Ourview | Coping with the Jagan rebellion

Ourview | Coping with the Jagan rebellion

For almost two years now, the Congress party in Andhra Pradesh has spent more time and energy trying to contain Y.S. Jagan Mohan Reddy’s political rise than on governance. After a case of corruption was filed against him and raids by the Central Bureau of Investigation (CBI) this month, the 39-year-old son of late chief minister Y.S. Rajasekhara Reddy hit back on Monday.

At least two dozen Congress legislators owing allegiance to Jagan Mohan Reddy staged an open revolt and resigned from the state assembly and primary membership of the party, ostensibly to protest against the naming of Rajasekhara Reddy, popularly known as YSR, in a first information report by CBI.

Arguments by Congress loyalists that the party and the state government had nothing to do with the case cut no ice with the rebels, who say it is an attempt to besmirch the reputation of YSR, who died in a 2 September 2009 helicopter crash, and to sabotage the career of his son.

Overtly the state government has no role to play in CBI’s case that Jagan Mohan Reddy attracted investments by companies and individuals into his many businesses in return for favours such as land allotments, irrigation contracts and mining leases during his father’s five years in power.

CBI is investigating the assets of Jagan Mohan Reddy on the orders of the Andhra Pradesh high cour.

Jagan Mohan Reddy has painted the case as an attack on his father, who remains a popular figure in Andhra Pradesh. YSR won much of the credit for the Congress’ back-to-back electoral victories in the southern state in 2004 and 2009. For Andhra Pradesh the upshot of the wider revolt Jagan Mohan Reddy has engineered in the Congress is more political uncertainty.

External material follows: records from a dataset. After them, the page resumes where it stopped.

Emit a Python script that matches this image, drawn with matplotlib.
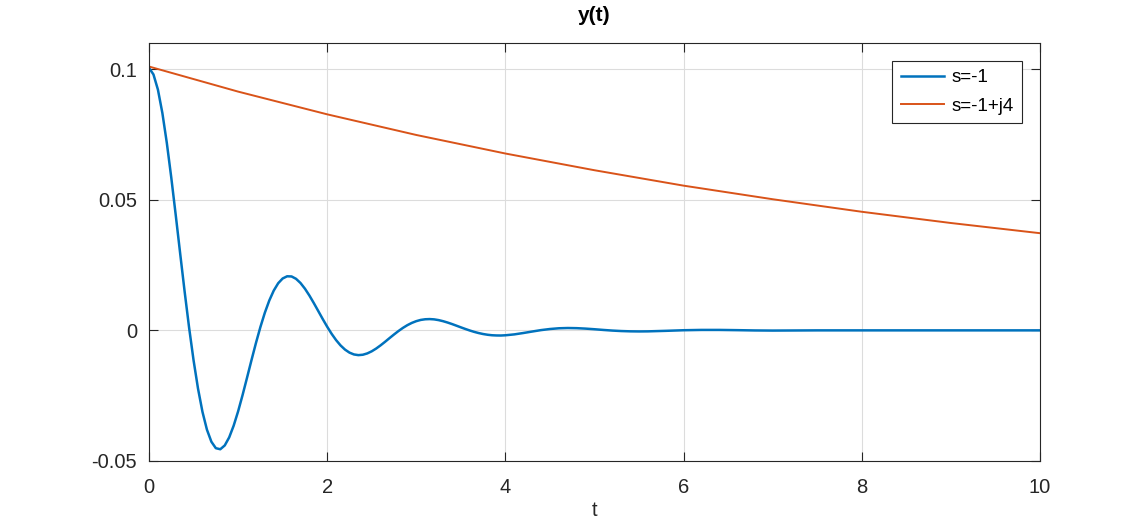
import matplotlib
matplotlib.use('Agg')
import matplotlib.pyplot as plt

# values
t_osc = [0.00, 0.05, 0.10, 0.15, 0.20, 0.25, 0.30, 0.35, 0.40, 0.45,
         0.50, 0.55, 0.60, 0.65, 0.70, 0.75, 0.80, 0.85, 0.90, 0.95,
         1.00, 1.05, 1.10, 1.15, 1.20, 1.25, 1.30, 1.35, 1.40, 1.45,
         1.50, 1.55, 1.60, 1.65, 1.70, 1.75, 1.80, 1.85, 1.90, 1.95,
         2.00, 2.05, 2.10, 2.15, 2.20, 2.25, 2.30, 2.35, 2.40, 2.45,
         2.50, 2.55, 2.60, 2.65, 2.70, 2.75, 2.80, 2.85, 2.90, 2.95,
         3.00, 3.05, 3.10, 3.15, 3.20, 3.25, 3.30, 3.35, 3.40, 3.45,
         3.50, 3.55, 3.60, 3.65, 3.70, 3.75, 3.80, 3.85, 3.90, 3.95,
         4.0, 4.1, 4.2, 4.3, 4.4, 4.5, 4.6, 4.7, 4.8, 4.9,
         5.0, 5.1, 5.2, 5.3, 5.4, 5.5, 5.6, 5.8, 6.0, 6.2,
         6.4, 6.6, 6.8, 7.0, 7.5, 8.0, 9.0, 10.0]
y_osc = [0.1005, 0.09796, 0.09216, 0.08319, 0.07173, 0.05846, 0.04411, 0.02934, 0.01479, 0.00104,
         -0.01145, -0.02229, -0.03120, -0.03800, -0.04263, -0.04510, -0.04551, -0.04405, -0.04096, -0.03650,
         -0.03101, -0.02478, -0.01815, -0.01142, -0.00487, 0.00126, 0.00675, 0.01144, 0.01523, 0.01805,
         0.01986, 0.02070, 0.02064, 0.01974, 0.01814, 0.01596, 0.01334, 0.01043, 0.00738, 0.00432,
         0.00138, -0.00134, -0.00374, -0.00577, -0.00737, -0.00852, -0.00922, -0.00948, -0.00933, -0.00882,
         -0.00801, -0.00695, -0.00571, -0.00436, -0.00295, -0.00157, -0.00025, 0.00095, 0.00200, 0.00286,
         0.00353, 0.00400, 0.00425, 0.00432, 0.00421, 0.00393, 0.00352, 0.00301, 0.00243, 0.00180,
         0.00116, 0.00054, -0.00005, -0.00058, -0.00103, -0.00140, -0.00168, -0.00187, -0.00195, -0.00197,
         -0.00188, -0.00154, -0.00102, -0.00045, 0.00010, 0.00052, 0.00080, 0.00090, 0.00084, 0.00067,
         0.00043, 0.00016, -0.00008, -0.00026, -0.00037, -0.00041, -0.00038, -0.00018, 0.00005, 0.00017,
         0.00017, 0.00008, -0.00003, -0.00008, 0.0, 0.0, 0.0, 0.0]

t_dec = [0, 1, 2, 3, 4, 5, 6, 7, 8, 9, 10]
y_dec = [0.101, 0.0914, 0.0827, 0.0748, 0.0677, 0.0613, 0.0554, 0.0502, 0.0454, 0.0411, 0.0372]

xticks = [0, 2, 4, 6, 8, 10]
yticks = [-0.05, 0, 0.05, 0.1]
ytick_labels = ['-0.05', '0', '0.05', '0.1']

plt.rcParams['font.family'] = ['Liberation Sans', 'DejaVu Sans']

fig = plt.figure(figsize=(11.48, 5.19), dpi=100)
ax = fig.add_axes([0.1298, 0.1118, 0.7761, 0.8053])

ax.plot(t_osc, y_osc, color='#0072BD', linewidth=1.8, label='s=-1')
ax.plot(t_dec, y_dec, color='#D95319', linewidth=1.4, label='s=-1+j4')

ax.set_xlim(0, 10)
ax.set_ylim(-0.05, 0.11)
ax.set_xticks(xticks)
ax.set_xticklabels([str(v) for v in xticks])
ax.set_yticks(yticks)
ax.set_yticklabels(ytick_labels)

ax.grid(True, color='#dcdcdc', linewidth=0.8)
ax.set_axisbelow(True)
ax.tick_params(direction='in', length=6.5, width=0.8, top=True, right=True,
               labelsize=14.5, colors='#262626')
ax.tick_params(axis='x', pad=12)
ax.tick_params(axis='y', pad=8.5)
for s in ax.spines.values():
    s.set_color('#262626')
    s.set_linewidth(0.8)

ax.set_title('y(t)', fontsize=15, fontweight='bold', pad=16)
ax.set_xlabel('t', fontsize=14.5, color='#262626', labelpad=3)

leg = ax.legend(loc='upper right', bbox_to_anchor=(0.98, 0.958), borderaxespad=0,
                fontsize=13.5, fancybox=False, framealpha=1, edgecolor='#262626',
                handlelength=2.3, handletextpad=0.4, borderpad=0.45, labelspacing=0.6)
leg.get_frame().set_linewidth(0.8)

plt.savefig('out.png', dpi=100)
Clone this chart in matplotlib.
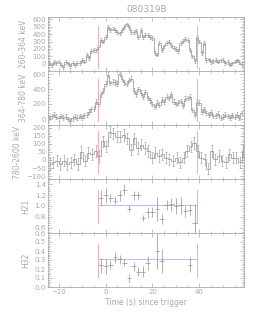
import numpy as np
import matplotlib
matplotlib.use("Agg")
import matplotlib.pyplot as plt
from matplotlib.ticker import MultipleLocator

# light curves, 1 s bins (260-364 keV and 364-780 keV)
t1 = np.arange(-24, 59)
c1 = [10, -20, 20, 15, 30, -10, -40, 25, 5, -30, 10, -20, 15,
      10, 55, 30, 120, 80, 170, 190, 180, 230, 320, 300, 365, 500, 455, 475,
      455, 430, 410, 455, 500, 530, 500, 430, 430, 445, 365, 455, 365, 390,
      390, 365, 345, 145, 125, 285, 190, 235, 280, 300, 255, 210, 200, 170,
      280, 310, 330, 320, 190, 100, 35, 365, 300, 145, 280, 55,
      60, 20, 40, 50, 30, 45, 55, 10, 25, -10, 5, 30, 45, 20, -5]
c2 = [20, 40, 60, 30, 10, 40, 20, 30, 0, -20, 10, 30, 20,
      40, 20, 50, 60, 100, 130, 140, 230, 200, 330, 380, 470, 590, 480, 500,
      490, 470, 600, 540, 490, 470, 520, 540, 380, 330, 400, 350, 300, 360,
      280, 250, 200, 160, 220, 190, 260, 230, 300, 280, 330, 230, 200, 220,
      240, 180, 270, 280, 300, 120, 60, 230, 220, 100, 130, 80,
      60, 90, 40, 50, 70, 20, 30, 60, 40, 20, 50, 30, 60, 20, 80]
e1 = 25
e2 = 32

# 780-2600 keV, 1.5 s bins
t3 = -24.5 + 1.5 * (np.arange(56) + 0.5)
c3 = [-25, -15, -5, -25, -5, -25, -15, 5, -25, 50,
      -5, 45, 35, 55, 25, 115, 85, 175, 165, 145,
      145, 155, 135, 65, 135, 75, 95, 75, 55, 15,
      45, 25, 35, 15, 5, -5, 15, -15, 15, 55,
      85, 105, 55, 15, 5, -55, 55, 5, 25, -5,
      -15, 35, 15, 15, -15, 55]
e3 = 35

# hardness ratios, 2 s bins from -3 to 39
th = np.arange(-2, 39, 2)
h21 = [1.15, 1.2, 1.15, 1.1, 1.2, 1.3, 0.95, 1.2, 1.2, 0.78, 0.88,
       0.89, 0.95, 0.76, 1.02, 1.03, 1.0, 1.01, 0.9, 0.93, 0.69]
h21e = [0.15, 0.14, 0.08, 0.07, 0.1, 0.1, 0.06, 0.08, 0.08, 0.06, 0.1,
        0.1, 0.22, 0.1, 0.1, 0.12, 0.15, 0.15, 0.1, 0.1, 0.35]
h32 = [0.24, 0.23, 0.25, 0.33, 0.31, 0.27, 0.1, 0.23, 0.17, 0.17, 0.27,
       np.nan, 0.4, 0.29, np.nan, np.nan, np.nan, np.nan, np.nan, 0.25, np.nan]
h32e = [0.08, 0.08, 0.05, 0.06, 0.05, 0.04, 0.04, 0.05, 0.05, 0.06, 0.08,
        np.nan, 0.2, 0.13, np.nan, np.nan, np.nan, np.nan, np.nan, 0.08, np.nan]
h21_mean = 1.01
h32_mean = 0.31
t_start, t_end = -3, 39

grey = "#aaaaaa"
dgrey = "#909090"
red = "#f4a0a0"
blue = "#bcbcea"

fig = plt.figure(figsize=(2.69, 3.23), dpi=100)
left, width = 48 / 269, 196 / 269
bot, ph = 1 - 287 / 323, 54 / 323

labels = ["260-364 keV", "364-780 keV", "780-2600 keV", "H21", "H32"]
ylims = [(-97, 631), (-80, 640), (-118, 217), (0.5, 1.5), (0.0, 0.6)]
ymaj = [100, 200, 50, 0.2, 0.1]
redspan = [(0.05, 0.84), (0.08, 0.85), (0.12, 0.89), (0.19, 0.8), (0.18, 0.8)]

axes = []
for i in range(5):
    ax = fig.add_axes([left, bot + (4 - i) * ph, width, ph])
    axes.append(ax)
    ax.set_xlim(-24.5, 59)
    ax.set_ylim(*ylims[i])
    ax.xaxis.set_major_locator(MultipleLocator(20))
    ax.xaxis.set_minor_locator(MultipleLocator(5))
    ax.yaxis.set_major_locator(MultipleLocator(ymaj[i]))
    ax.yaxis.set_minor_locator(MultipleLocator(ymaj[i] / 5))
    ax.tick_params(which="both", direction="in", top=True, right=True,
                   colors=grey, labelsize=5, width=0.5, pad=1.5)
    ax.tick_params(which="major", length=3)
    ax.tick_params(which="minor", length=1.5)
    for s in ax.spines.values():
        s.set_color(grey)
        s.set_linewidth(0.6)
    ax.set_ylabel(labels[i], color=grey, fontsize=5.5, labelpad=3)
    if i < 4:
        ax.tick_params(labelbottom=False)
    y0, y1 = redspan[i]
    ax.axvline(t_start, y0, y1, color=red, lw=0.6, zorder=3)
    ax.axvline(t_end, y0, y1, color=red, lw=0.6, zorder=3)

for ax, t, c, e in [(axes[0], t1, c1, e1), (axes[1], t1, c2, e2), (axes[2], t3, c3, e3)]:
    ax.step(t, c, where="mid", color=dgrey, lw=0.5)
    ax.errorbar(t, c, yerr=e, fmt="none", ecolor=dgrey, elinewidth=0.4,
                capsize=0.8, capthick=0.4)

axes[3].hlines(h21_mean, t_start, t_end, color=blue, lw=0.7)
axes[3].errorbar(th, h21, xerr=1, yerr=h21e, fmt="none", ecolor=dgrey, elinewidth=0.5)
axes[4].hlines(h32_mean, t_start, t_end, color=blue, lw=0.7)
axes[4].errorbar(th, h32, xerr=1, yerr=h32e, fmt="none", ecolor=dgrey, elinewidth=0.5)

axes[4].set_xlabel("Time (s) since trigger", color=grey, fontsize=5.5, labelpad=2)
fig.text(0.545, 1 - 10 / 323, "080319B", color=grey, fontsize=6.5, ha="center", va="center")

fig.savefig("out.png", dpi=100)
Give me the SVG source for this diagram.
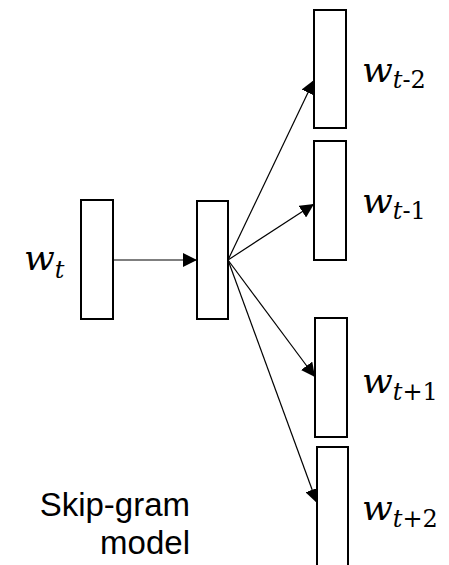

Since late 2009, the state of 85 million people has been subjected to ceaseless infighting within the ruling party as well as turmoil over the campaign for a separate state of Telangana that caused at least 39 Congress lawmakers to offer resignations in July that were rejected by the assembly speaker. The Congress leadership may take a less charitable view of the Jagan Mohan Reddy supporters than it did of the Telangana backers. If the resignations are accepted, the government may not fall given the assembly math, but the ensuing by-elections will be a key political test for both sides.